Riemann Integral and limits

[dotzo]

Let \(\displaystyle $f$\) be a continuous, non-negative function on the interval \(\displaystyle $[0,1]$\), where \(\displaystyle $M = \sup_{[0,1]} f(x)$\). Prove that \(\displaystyle $\lim_{n\to\infty} \left[\int_0^1 f(x)^n dx\right]^{\frac{1}{n}}\right] = M$\).

I'm really lost as even where to begin. I tried the definition of the limit but I don't know if that even leads anywhere. I know that the limit is less than or equal to M, but I have no clue if that is even helpful. Any clue on where to start would be greatly appreciated.

 

[SlipEternal]

Whenever you have equality, you can break it down into two inequalities. The left side is less than or equal to the right. The right side is less than or equal to the left.
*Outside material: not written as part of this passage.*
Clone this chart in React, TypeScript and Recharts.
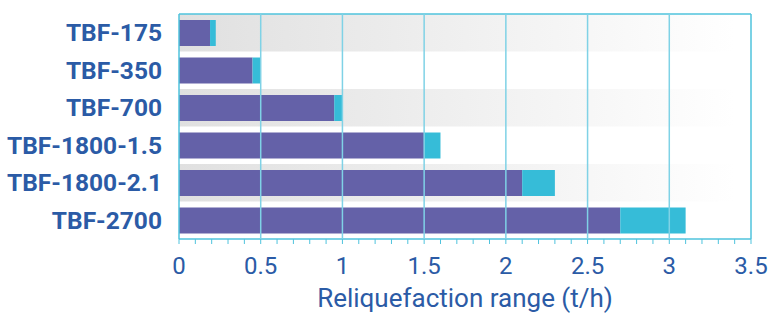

Prove both, and you have proven equality.

 

[dotzo]

I thought of this originally but was over-thinking the \(\displaystyle M \le f(x)\), but now I realize that ONLY equality can hold in that case because of the definition of M and the extreme value theorem, but it doesn't have to be presented like that.

I worked it out and I think the proof holds. I essentially built from \(\displaystyle f(x) \le M\) to the limit and said that an analogous conclusion can be drawn from \(\displaystyle M \le f(x)\), guaranteed to be true for some \(\displaystyle x\) by the EVT. Therefore equality must hold.


Thanks for forcing me to rethink a proof that I had originally thrown out.